Por eso habla de gastar la vida sin guardarse nada. De entregarse al presente con la certeza de que la herencia real es invisible, intangible: la transformación del otro. “El arte es un megáfono”, dice. Y en su voz se adivina la convicción de alguien que no busca monumentos, sino vínculos.

Epílogo

Luis Sánchez es, al final, un tejedor. Sus hilos son de color y de memoria, de cómic y de liturgia, de calle y de misticismo. Cada mural suyo es un latido compartido, cada proyecto colectivo es una semilla en la tierra fértil de la cultura.
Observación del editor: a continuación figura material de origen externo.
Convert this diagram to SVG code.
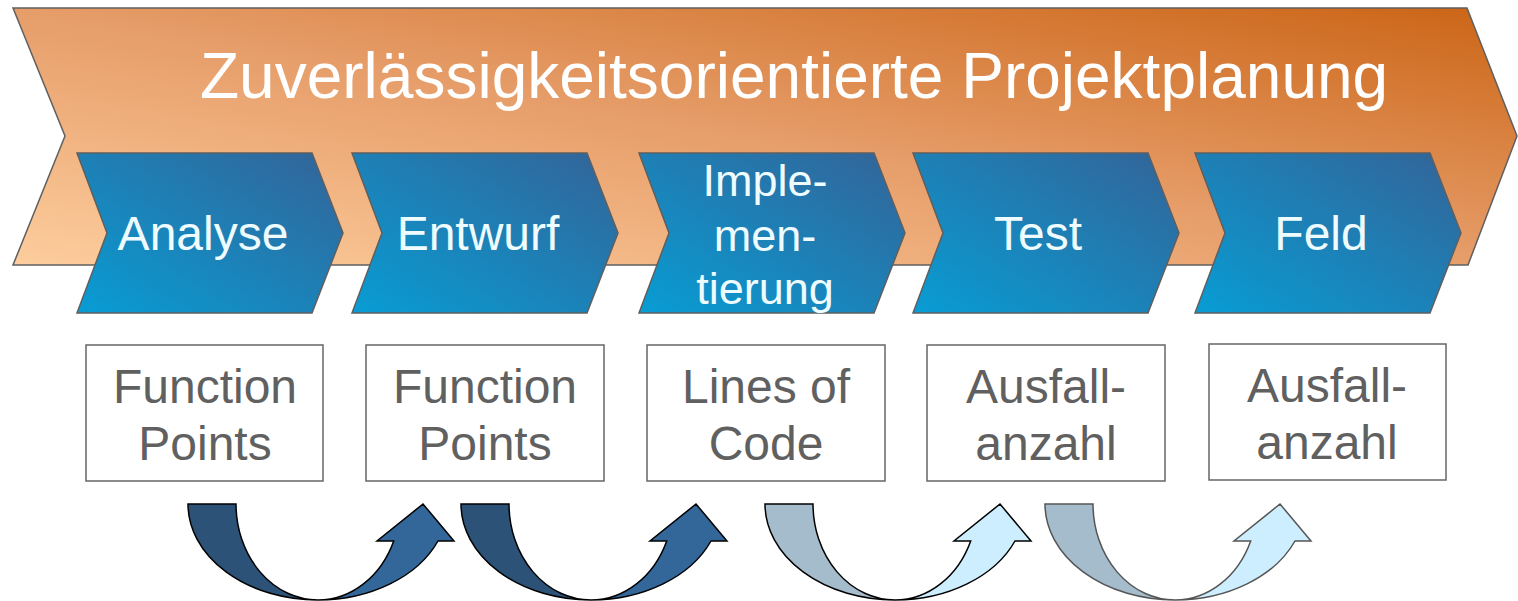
<svg xmlns="http://www.w3.org/2000/svg" width="1518" height="601" viewBox="0 0 1518 601">
<defs>
<linearGradient id="gOrange" x1="0" y1="1" x2="1" y2="0">
<stop offset="0" stop-color="#fdcd9d"/>
<stop offset="0.5" stop-color="#e69d69"/>
<stop offset="1" stop-color="#cb6415"/>
</linearGradient>
<linearGradient id="gBlue" x1="0" y1="1" x2="1" y2="0">
<stop offset="0" stop-color="#079dd4"/>
<stop offset="1" stop-color="#346397"/>
</linearGradient>
<path id="arrL" d="M 188 504 L 236 504 A 82 96 0 0 0 318 600 A 130 96 0 0 1 188 504 Z"/>
<path id="arrR" d="M 318 600 A 82 96 0 0 0 393.7 541 L 377 541 L 423 504 L 454 541 L 438 541 A 130 96 0 0 1 318 600 Z"/>
</defs>
<style>
.big{fill:url(#gOrange);stroke:#5f5f5f;stroke-width:1.5}
.chev{fill:url(#gBlue);stroke:#5f5f5f;stroke-width:1.5}
.ct{font-family:"Liberation Sans",Arial,sans-serif;font-size:48px;fill:#eefcff;text-anchor:middle}
.ct2{font-family:"Liberation Sans",Arial,sans-serif;font-size:45px;fill:#eefcff;text-anchor:middle}
.title{font-family:"Liberation Sans",Arial,sans-serif;font-size:64px;fill:#ffffff}
.box{fill:#ffffff;stroke:#666666;stroke-width:1.5}
.bt{font-family:"Liberation Sans",Arial,sans-serif;font-size:48px;fill:#606060;text-anchor:middle}
.dk{fill:#2c5278;stroke:#000;stroke-width:1.5}
.md{fill:#336699;stroke:#000;stroke-width:1.5}
.lg{fill:#a5bccc;stroke:#000;stroke-width:1.5}
.lt{fill:#cceeff;stroke:#000;stroke-width:1.5}
.gray .lg,.gray .lt{stroke:#555555}
</style>
<g id="phase-main">
<polygon class="big" points="13,8 1467,8 1517,136 1468,265 13,265 65,136"/>
<text class="title" x="200" y="98">Zuverlässigkeitsorientierte Projektplanung</text>
</g>
<g id="phase-analyse">
<polygon class="chev" points="77,153 312,153 343,233 312,313 77,313 107,233"/>
<text class="ct" x="203" y="250">Analyse</text>
</g>
<g id="phase-entwurf">
<polygon class="chev" points="352,153 587,153 618,233 587,313 352,313 382,233"/>
<text class="ct" x="478" y="250">Entwurf</text>
</g>
<g id="phase-impl">
<polygon class="chev" points="639,153 874,153 905,233 874,313 639,313 669,233"/>
<text class="ct2" x="765" y="196">Imple-</text>
<text class="ct2" x="765" y="251">men-</text>
<text class="ct2" x="765" y="304">tierung</text>
</g>
<g id="phase-test">
<polygon class="chev" points="913,153 1148,153 1179,233 1148,313 913,313 943,233"/>
<text class="ct" x="1038" y="250">Test</text>
</g>
<g id="phase-feld">
<polygon class="chev" points="1195,153 1430,153 1461,233 1430,313 1195,313 1225,233"/>
<text class="ct" x="1321" y="250">Feld</text>
</g>
<g id="box-1">
<rect class="box" x="86" y="345" width="237" height="136"/>
<text class="bt" x="205" y="403">Function</text>
<text class="bt" x="205" y="460">Points</text>
</g>
<g id="box-2">
<rect class="box" x="366" y="345" width="238" height="136"/>
<text class="bt" x="485" y="403">Function</text>
<text class="bt" x="485" y="460">Points</text>
</g>
<g id="box-3">
<rect class="box" x="647" y="345" width="238" height="136"/>
<text class="bt" x="766" y="403">Lines of</text>
<text class="bt" x="766" y="460">Code</text>
</g>
<g id="box-4">
<rect class="box" x="927" y="345" width="238" height="136"/>
<text class="bt" x="1046" y="403">Ausfall-</text>
<text class="bt" x="1046" y="460">anzahl</text>
</g>
<g id="box-5">
<rect class="box" x="1209" y="344" width="237" height="136"/>
<text class="bt" x="1327" y="402">Ausfall-</text>
<text class="bt" x="1327" y="459">anzahl</text>
</g>
<g id="connectors">
<g transform="translate(0,0)"><use href="#arrL" class="dk"/><use href="#arrR" class="md"/></g>
<g transform="translate(273,0)"><use href="#arrL" class="dk"/><use href="#arrR" class="md"/></g>
<g transform="translate(577,0)"><use href="#arrL" class="lg"/><use href="#arrR" class="lt"/></g>
<g class="gray" transform="translate(857,0)"><use href="#arrL" class="lg"/><use href="#arrR" class="lt"/></g>
</g>
</svg>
En un mundo que insiste en dividir entre alta cultura y cultura popular, Luis se mueve como un puente vivo, un artista que es también gestor, amigo, maestro, cómplice. Y que, al hablar, nos recuerda lo esencial: que el arte no está para adornar, sino para transformar; que no existe para ser contemplado pasivamente, sino para martillar conciencias y abrir grietas por donde entre la luz.

Su legado no será una estatua ni un libro de historia. Su legado está en el aire que respiramos al mirar un muro pintado, en la conversación que provoca, en la sonrisa de un niño que se reconoce en un dibujo, en la confianza de sabernos acompañados.

Luis Sánchez: arte vivo, arte que arde, arte que se gasta en la intensidad de estar aquí y ahora.